Visualizing Zebrium Data in Datadog

The following image displays a sample chart visualization showing:

  1. A Root Cause Finder panel that displays a vertical bar whenever a Zebrium detection occurs. This allows you to easily see detections that are aligned with other metrics on your dashboards.

  2. A Root Cause Reports Summary panel that list summary information for each Zebrium detection.

Image of a Datadog dashboard with Root Cause Finder and Root Cause Reports panels

The following image displays the definition of the Root Cause Finder panel:

Image of a Datadog dashboard with Root Cause Finder panel details

The following image displays the definition of the Root Cause Reports Summary panel:

Image of a Datadog dashboard with Root Cause Reports Summary panel details

Important Metric Names

Metric Name Description

zebrium.logs.all.count

Count of all log events received in a one-minute duration (per service_group and deployment).
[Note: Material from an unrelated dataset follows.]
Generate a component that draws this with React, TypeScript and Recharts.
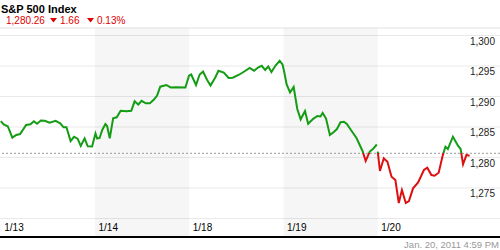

zebrium.logs.anomalies.count

Count of anomaly log events received in a one-minute duration (per service_group and deployment).

zebrium.logs.errors.count

Count of error log events received in a one-minute duration (per service_group and deployment).

ze_service_group

Zebrium service group name for the corresponding metric or event.

ze_deployment

Zebrium deployment name for the corresponding metric or event.

ze_significance

Significance of the Root Cause Report (low, medium or high).

Receiving Signals from Datadog Triggered Monitors

Integration Overview

  1. Create an API Key in Datadog.
  2. Create a Datadog integration in Zebrium using the information from step 1.
  3. Create a webhook integration in Datadog using the information from step 2.
  4. Add webhook notifications to your Triggered Monitors in Datadog.
  5. Add Zebrium Root Cause reports to your Datadog Dashboard.

Integration Details

STEP 1: Create an API Key in Datadog

  1. From the Main Navigation panel in Datadog, hover over your Datadog Login Name and select Organization Settings.
  2. Click API Keys.
  3. Click the + New Key button.
  4. Enter a Name for the API Key and click Create Key.
  5. Copy and save the Key for use in STEP 2, below.

STEP 2: Create a Datadog Integration in Zebrium to Receive Signals from Datadog

  1. In the Zebrium user interface, go to the Integrations & Collectors page (Settings () > Integrations & Collectors).
  2. In the Observability Dashboards section, click the Datadog Events and Metrics button.
  3. Click Create a New Integration. The Create Datadog Dashboard dialog appears.
  4. On the General tab, enter an Integration Name for this integration.
  5. In the Deployment drop-down, select a deployment for the integration.
  6. In the Service Group(s) drop-down, select a service group for the integration.
  7. Go to the Send Detections tab.
  8. In the API Key field, enter the API key you created in STEP 1, above.
  9. Click Save. The Datadog Dashboard Integrations dialog appears.
  10. Click the Edit button () for the integration you just created. The Edit Datadog Dashboard dialog appears.
  11. On the Receive Signals tab, click the Enabled button.
  12. Make sure that the value in the API Key field on this tab matches the key created in STEP 1, above.
  13. Click in the URL field to copy the webhook URL and save it for use in STEP 3, below. Click OK.
  14. Click Save.

STEP 3: Create a Webhook Integration in Datadog

  1. In the Datadog user interface, go to the Main Navigation panel and navigate to Integrations > Integrations.
  2. Locate the Webhooks integration card and click Configure.
  3. Click the New button located in the Webhooks section
  4. Enter a Name and the webhook URL that you saved in STEP 2.
  5. In the Payload section, add the following: "alert_transition": "$ALERT_TRANSITION" after "event_type": "$EVENT_TYPE",
  6. Click Save.

STEP 4: Add Webhook notifications to your Triggered Monitors in Datadog

  1. In the Datadog user interface, go to the Main Navigation panel and navigate to Monitors > Manage Monitors.
  2. Click on the Monitor you wish to trigger Root Cause reports.
  3. Choose Edit from the gear icon on the Monitor page.
  4. Add the webhook URL from STEP 2 in the "Notify your team" list.
  5. Click Save.

STEP 5: Add Zebrium Root Cause Report Suggestions to your Datadog Dashboards

Zebrium sends events to Datadog each time a Zebrium Root Cause report suggestion occurs.

For more information, see Visualizing Zebrium Data in Datadog.

Important Metric Names

Metric Name Description

zebrium.logs.all.count

Count of all log events received in a one-minute duration (per service_group and deployment).

zebrium.logs.anomalies.count

Count of anomaly log events received in a one-minute duration (per service_group and deployment).

zebrium.logs.errors.count

Count of error log events received in a one-minute duration (per service_group and deployment).

ze_service_group

Zebrium service group name for the corresponding metric or event.

ze_deployment

Zebrium deployment name for the corresponding metric or event.

ze_significance

Significance of the Root Cause Report (low, medium or high).